🤖 AI Summary
This paper systematically investigates the performance trade-offs between Bayesian (distributional) and frequentist (point) inference in amortized in-context learning. Within a unified experimental framework, it compares maximum likelihood/maximum a posteriori estimation (MLE/MAP), diagonal Gaussian variational approximation, normalizing flows, and score-based diffusion samplers across linear models to shallow neural networks, under both in-distribution and out-of-distribution generalization settings. The study reveals— for the first time—that point estimators consistently outperform distributional estimators across most tasks, especially in high-dimensional regimes; the latter remain competitive only in low-dimensional settings. This finding uncovers an implicit “simplicity-benefits” principle in amortized context inference. It fills a longstanding gap in deep learning by providing the first empirically grounded, comparable assessment of Bayesian versus frequentist inference paradigms, thereby offering both theoretical justification and practical guidance for model selection in context-aware learning.
📝 Abstract
Bayesian and frequentist inference are two fundamental paradigms in statistical estimation. Bayesian methods treat hypotheses as random variables, incorporating priors and updating beliefs via Bayes' theorem, whereas frequentist methods assume fixed but unknown hypotheses, relying on estimators like maximum likelihood. While extensive research has compared these approaches, the frequentist paradigm of obtaining point estimates has become predominant in deep learning, as Bayesian inference is challenging due to the computational complexity and the approximation gap of posterior estimation methods.

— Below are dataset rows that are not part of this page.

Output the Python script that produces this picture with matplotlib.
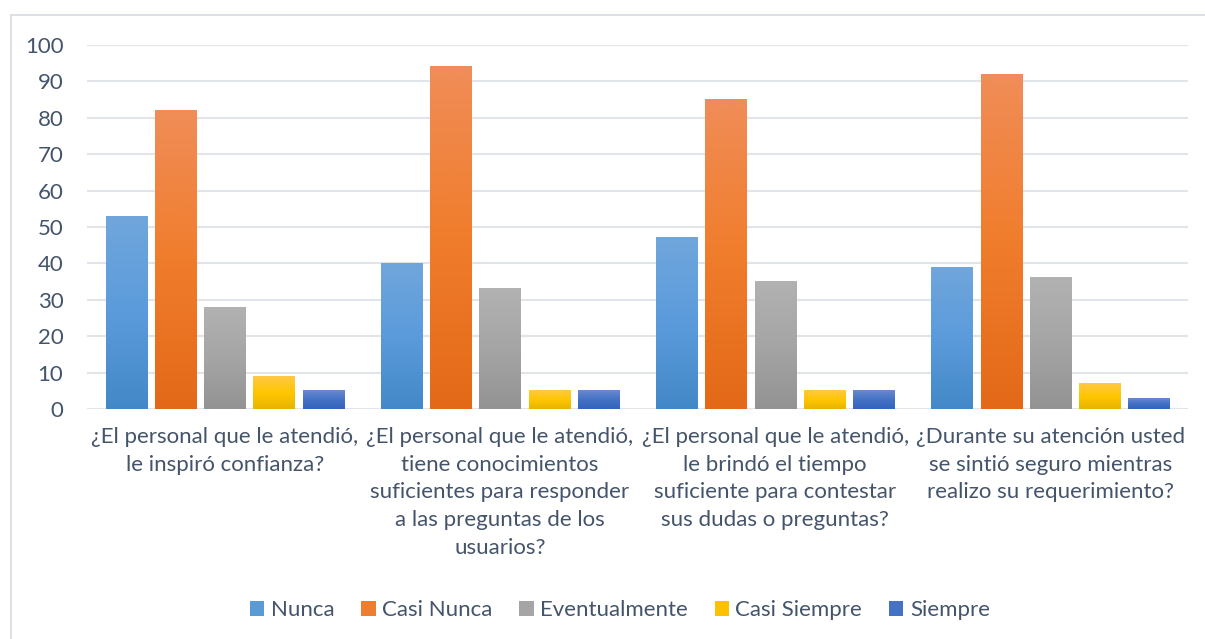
import numpy as np
import matplotlib
matplotlib.use("Agg")
import matplotlib.pyplot as plt
from matplotlib.colors import LinearSegmentedColormap
from matplotlib.patches import Patch

categories = [
    "¿El personal que le atendió,\nle inspiró confianza?",
    "¿El personal que le atendió,\ntiene conocimientos\nsuficientes para responder\na las preguntas de los\nusuarios?",
    "¿El personal que le atendió,\nle brindó el tiempo\nsuficiente para contestar\nsus dudas o preguntas?",
    "¿Durante su atención usted\nse sintió seguro mientras\nrealizo su requerimiento?",
]
series_names = ["Nunca", "Casi Nunca", "Eventualmente", "Casi Siempre", "Siempre"]
nunca = [53, 40, 47, 39]
casi_nunca = [82, 94, 85, 92]
eventualmente = [28, 33, 35, 36]
casi_siempre = [9, 5, 5, 7]
siempre = [5, 5, 5, 3]
series_values = [nunca, casi_nunca, eventualmente, casi_siempre, siempre]
yticks = list(range(0, 101, 10))

# gradient stops (bottom, mid, top)
grads = [
    ["#4388C8", "#5B9BDB", "#70A6DC"],
    ["#E36918", "#F07D2C", "#F08D58"],
    ["#939393", "#A5A5A5", "#B2B2B2"],
    ["#E8B400", "#FFC600", "#FFC846"],
    ["#3264BD", "#4472C4", "#6A8AD1"],
]
solid = ["#5B9BD5", "#ED7D31", "#A5A5A5", "#FFC000", "#4472C4"]

plt.rcParams['font.family'] = ['Lato', 'DejaVu Sans']
txt_color = "#44546A"
grid_color = "#E1E4E8"
fs = 16

fig = plt.figure(figsize=(12.05, 6.39), dpi=100)
ax = fig.add_axes([87/1205, 1-409/639, (1188-87)/1205, (409-45)/639])

# chart border (left and top visible)
fig.add_artist(plt.Line2D([11/1205, 11/1205], [0, 1-15/639], color="#DDE1E7", lw=1.5, transform=fig.transFigure))
fig.add_artist(plt.Line2D([11/1205, 1], [1-15/639, 1-15/639], color="#DDE1E7", lw=1.5, transform=fig.transFigure))

n = len(series_names)
step = 0.179
width = 0.149
x = np.arange(len(categories))
grad_img = np.linspace(1, 0, 256).reshape(-1, 1)
for i, (vals, g) in enumerate(zip(series_values, grads)):
    cmap = LinearSegmentedColormap.from_list(f"g{i}", g)
    offs = (i - (n - 1) / 2) * step
    bars = ax.bar(x + offs, vals, width=width, color=solid[i], zorder=2, linewidth=0)
    for b in bars:
        x0 = b.get_x(); w = b.get_width(); h = b.get_height()
        ax.imshow(grad_img, extent=[x0, x0 + w, 0, h], aspect='auto', cmap=cmap,
                  vmin=0, vmax=1, zorder=3, origin='upper', interpolation='bilinear')

ax.set_xlim(-0.5, len(categories) - 0.5)
ax.set_ylim(0, 100)
ax.set_yticks(yticks)
ax.set_yticklabels([str(t) for t in yticks], fontsize=fs, color=txt_color)
ax.set_xticks(x)
ax.set_xticklabels(categories, fontsize=fs, color=txt_color, linespacing=1.48)
ax.tick_params(axis='both', length=0)
ax.tick_params(axis='y', pad=17)
ax.tick_params(axis='x', pad=13)
ax.grid(axis='y', color=grid_color, lw=1.5, zorder=0)
for s in ax.spines.values():
    s.set_visible(False)
ax.set_axisbelow(True)

handles = [Patch(facecolor=c, edgecolor='none') for c in solid]
fig.legend(handles, series_names, loc='center', bbox_to_anchor=(620/1205, 1-610/639), ncol=5,
           frameon=False, fontsize=fs, labelcolor=txt_color, handlelength=0.64, handleheight=0.64,
           handletextpad=0.3, columnspacing=1.2)

fig.savefig("out.png", dpi=100, facecolor="white")
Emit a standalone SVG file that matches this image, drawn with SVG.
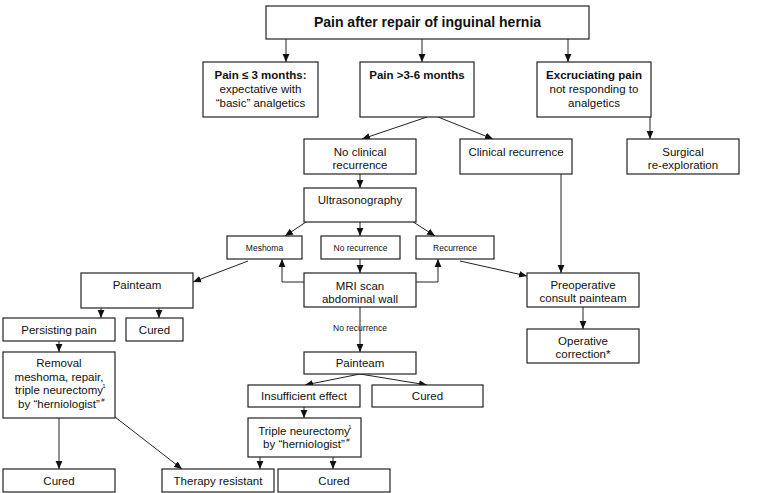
<svg xmlns="http://www.w3.org/2000/svg" width="768" height="493" viewBox="0 0 768 493">
  <defs>
    <marker id="arr" markerUnits="userSpaceOnUse" markerWidth="8" markerHeight="8" viewBox="0 0 8 8" refX="8" refY="4" orient="auto">
      <path d="M0,0.6 L8,4 L0,7.4 Z" fill="#111"/>
    </marker>
    <style>
      .box { fill: #fff; stroke: #222; stroke-width: 1.2; }
      .t { font-family: "Liberation Sans", Arial, sans-serif; font-size: 11.5px; fill: #111; text-anchor: middle; }
      .b { font-weight: bold; }
      .title { font-size: 14px; font-weight: bold; }
      .s { font-size: 8.5px; }
      .sup { font-size: 6px; }
      .c { fill: none; stroke: #222; stroke-width: 1; }
      .a { marker-end: url(#arr); }
    </style>
  </defs>
  <rect width="768" height="493" fill="#fff"/>

  <!-- connectors -->
  <g id="connectors">
    <line class="c a" x1="286" y1="39" x2="286" y2="62"/>
    <line class="c a" x1="422" y1="39" x2="422" y2="62"/>
    <line class="c a" x1="568" y1="39" x2="568" y2="62"/>
    <line class="c a" x1="427" y1="117" x2="362" y2="139"/>
    <line class="c a" x1="438" y1="117" x2="493" y2="139"/>
    <line class="c a" x1="650" y1="117" x2="650" y2="139"/>
    <line class="c a" x1="360" y1="162" x2="360" y2="188"/>
    <line class="c a" x1="315" y1="216" x2="285" y2="236"/>
    <line class="c a" x1="360" y1="216" x2="360" y2="236"/>
    <line class="c a" x1="404" y1="216" x2="435" y2="236"/>
    <line class="c a" x1="360" y1="259" x2="360" y2="273"/>
    <polyline class="c a" points="304,282 282,282 282,259"/>
    <polyline class="c a" points="416,282 438,282 438,259"/>
    <line class="c a" x1="248" y1="261" x2="193" y2="282"/>
    <line class="c a" x1="460" y1="261" x2="527" y2="276"/>
    <line class="c a" x1="561" y1="174" x2="561" y2="273"/>
    <line class="c a" x1="583" y1="307" x2="583" y2="329"/>
    <line class="c a" x1="101" y1="308" x2="101" y2="318"/>
    <line class="c a" x1="159" y1="308" x2="159" y2="318"/>
    <line class="c a" x1="59" y1="341" x2="59" y2="352"/>
    <line class="c a" x1="59" y1="418" x2="59" y2="469"/>
    <line class="c a" x1="115" y1="417" x2="182" y2="469"/>
    <line class="c a" x1="360" y1="307" x2="360" y2="352"/>
    <line class="c a" x1="360" y1="374" x2="305" y2="385"/>
    <line class="c a" x1="360" y1="374" x2="427" y2="385"/>
    <line class="c a" x1="304" y1="407" x2="304" y2="418"/>
    <line class="c a" x1="260" y1="457" x2="260" y2="469"/>
    <line class="c a" x1="333" y1="457" x2="333" y2="469"/>
    <text class="t s" x="360" y="331">No recurrence</text>
  </g>

  <g id="pain-after-repair">
    <rect class="box" x="266" y="6" width="323" height="33"/>
    <text class="t title" x="427.5" y="27">Pain after repair of inguinal hernia</text>
  </g>

  <g id="pain-le-3">
    <rect class="box" x="203" y="62" width="115" height="55"/>
    <text class="t b" x="260.5" y="79">Pain ≤ 3 months:</text>
    <text class="t" x="260.5" y="93">expectative with</text>
    <text class="t" x="260.5" y="107">“basic” analgetics</text>
  </g>

  <g id="pain-3-6">
    <rect class="box" x="360" y="62" width="114" height="55"/>
    <text class="t b" x="417" y="79">Pain &gt;3-6 months</text>
  </g>

  <g id="excruciating">
    <rect class="box" x="537" y="62" width="114" height="55"/>
    <text class="t b" x="594" y="79">Excruciating pain</text>
    <text class="t" x="594" y="93">not responding to</text>
    <text class="t" x="594" y="107">analgetics</text>
  </g>

  <g id="no-clinical-recurrence">
    <rect class="box" x="304" y="139" width="112" height="35"/>
    <text class="t" x="360" y="156">No clinical</text>
    <text class="t" x="360" y="169">recurrence</text>
  </g>

  <g id="clinical-recurrence">
    <rect class="box" x="460" y="139" width="112" height="35"/>
    <text class="t" x="516" y="156">Clinical recurrence</text>
  </g>

  <g id="surgical-reexploration">
    <rect class="box" x="627" y="139" width="112" height="35"/>
    <text class="t" x="683" y="156">Surgical</text>
    <text class="t" x="683" y="169">re-exploration</text>
  </g>

  <g id="ultrasonography">
    <rect class="box" x="304" y="188" width="112" height="34"/>
    <text class="t" x="360" y="204">Ultrasonography</text>
  </g>

  <g id="meshoma">
    <rect class="box" x="227" y="236" width="75" height="23"/>
    <text class="t s" x="264.5" y="250.5">Meshoma</text>
  </g>

  <g id="us-no-recurrence">
    <rect class="box" x="321" y="236" width="79" height="23"/>
    <text class="t s" x="360.5" y="250.5">No recurrence</text>
  </g>

  <g id="recurrence">
    <rect class="box" x="416" y="236" width="78" height="23"/>
    <text class="t s" x="455" y="250.5">Recurrence</text>
  </g>

  <g id="mri-scan">
    <rect class="box" x="304" y="273" width="112" height="34"/>
    <text class="t" x="360" y="290">MRI scan</text>
    <text class="t" x="360" y="303">abdominal wall</text>
  </g>

  <g id="painteam-left">
    <rect class="box" x="81" y="273" width="112" height="35"/>
    <text class="t" x="137" y="289">Painteam</text>
  </g>

  <g id="preoperative-consult">
    <rect class="box" x="527" y="273" width="112" height="34"/>
    <text class="t" x="583" y="289">Preoperative</text>
    <text class="t" x="583" y="302">consult painteam</text>
  </g>

  <g id="operative-correction">
    <rect class="box" x="527" y="329" width="112" height="34"/>
    <text class="t" x="583" y="345">Operative</text>
    <text class="t" x="583" y="358">correction*</text>
  </g>

  <g id="persisting-pain">
    <rect class="box" x="3" y="318" width="112" height="23"/>
    <text class="t" x="59" y="334">Persisting pain</text>
  </g>

  <g id="cured-1">
    <rect class="box" x="126" y="318" width="57" height="23"/>
    <text class="t" x="154.5" y="334">Cured</text>
  </g>

  <g id="removal-meshoma">
    <rect class="box" x="3" y="352" width="112" height="66"/>
    <text class="t" x="59" y="367">Removal</text>
    <text class="t" x="59" y="381">meshoma, repair,</text>
    <text class="t" x="59" y="394">triple neurectomy</text>
    <text class="t sup" x="104" y="388">1</text>
    <text class="t" x="59" y="408">by “herniologist”</text>
    <text class="t sup" x="103" y="402">#</text>
  </g>

  <g id="painteam-mid">
    <rect class="box" x="304" y="352" width="112" height="22"/>
    <text class="t" x="360" y="367">Painteam</text>
  </g>

  <g id="insufficient-effect">
    <rect class="box" x="248" y="385" width="112" height="22"/>
    <text class="t" x="304" y="400">Insufficient effect</text>
  </g>

  <g id="cured-2">
    <rect class="box" x="372" y="385" width="111" height="22"/>
    <text class="t" x="427.5" y="400">Cured</text>
  </g>

  <g id="triple-neurectomy">
    <rect class="box" x="248" y="418" width="113" height="39"/>
    <text class="t" x="304" y="435">Triple neurectomy</text>
    <text class="t sup" x="350" y="429">1</text>
    <text class="t" x="304" y="448">by “herniologist”</text>
    <text class="t sup" x="348" y="442">#</text>
  </g>

  <g id="cured-3">
    <rect class="box" x="3" y="469" width="112" height="23"/>
    <text class="t" x="59" y="485">Cured</text>
  </g>

  <g id="therapy-resistant">
    <rect class="box" x="162" y="469" width="112" height="23"/>
    <text class="t" x="218" y="485">Therapy resistant</text>
  </g>

  <g id="cured-4">
    <rect class="box" x="278" y="469" width="112" height="23"/>
    <text class="t" x="334" y="485">Cured</text>
  </g>
</svg>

However, a good understanding of trade-offs between the two approaches is lacking in the regime of amortized estimators, where in-context learners are trained to estimate either point values via maximum likelihood or maximum a posteriori estimation, or full posteriors using normalizing flows, score-based diffusion samplers, or diagonal Gaussian approximations, conditioned on observations. To help resolve this, we conduct a rigorous comparative analysis spanning diverse problem settings, from linear models to shallow neural networks, with a robust evaluation framework assessing both in-distribution and out-of-distribution generalization on tractable tasks. Our experiments indicate that amortized point estimators generally outperform posterior inference, though the latter remain competitive in some low-dimensional problems, and we further discuss why this might be the case.